Residents petitioned in 2007 to have logjams and trees removed from a 46-mile stretch of the south and
east branches of the river.
The blockage was studied and mapped, and Wood County contracted with WCSWCD to perform the design work in
September 2012 at a cost of $73,000 and estimated it would be finished in six months.
Carter of WCSWCD said he spent much of 2013 "getting things assembled in a format that people can
understand and guide themselves by" – developing a more detailed plan for a contractor to approach
the project, as the company may not be familiar with the land in the area. And since the obstacles are a
"moving target" and based on 2007 data, Carter said he will likely add 30 percent to make sure
a bid covers the correct about of items to be removed.

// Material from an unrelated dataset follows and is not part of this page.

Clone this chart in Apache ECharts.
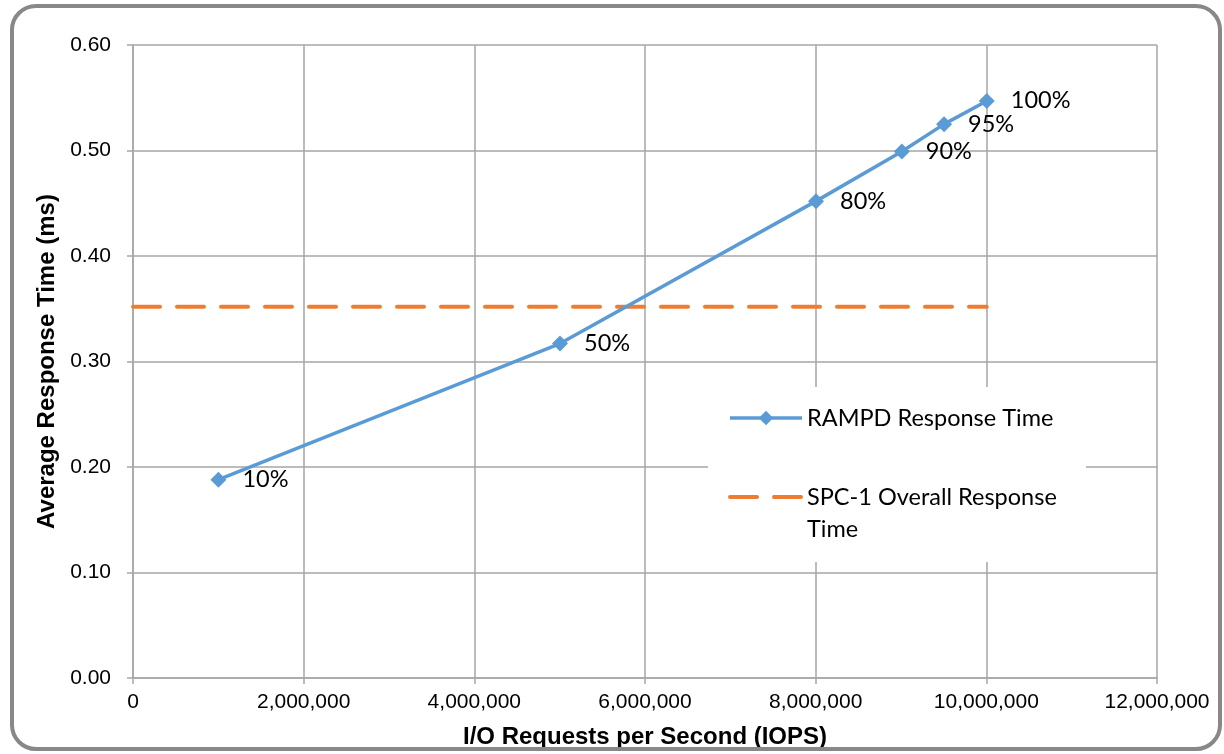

As far as a plan goes, there’s time involved in assembling that, and it’s the first one I’ve ever
done," Carter said.
When asked on several occasions for a timeline on when the project could be completed, Carter said
efforts to clean a 60-mile section of the Auglaize River which he was not involved with took less than a
year once work began.
"I think I see some semblance of order here now, as far as here’s the direction we have to go, which
I didn’t have before," said commissioner Jim Carter.
Huber and Carter of WCSWCD plan to meet within the next several weeks to review the plan, and
commissioners asked to meet again at 9:30 a.m. April 1 for another update. "We’re probably, I’m
going to take a wild stab and say at least a year out yet, to try to get it all pulled together in a
manageable form such that we can present it to the commissioners," Huber said when asked for an
outlook on when the final plan could be approved by commissioners and put into action.
"We have something tangible to work with now, which we didn’t have before. And that’s a good thing.

"Now that we’ve got our feet wet and we know what we’re doing, we can move forward at a quicker
pace," Huber said, noting that the next step of assembling the three-county list of landowners who
will be assessed the project costs.
That task is a daunting one, as it involves more than 9,700 parcels, mostly in Wood County and Hancock
County, but also some in Fostoria, parts of which lie in Seneca County. Huber said Wood County is about
two-thirds complete with the others yet to come, but "that’s a moving target also," as some
parcels have been split or changed owners.
"I think the important thing is we keep moving forward," Herringshaw said.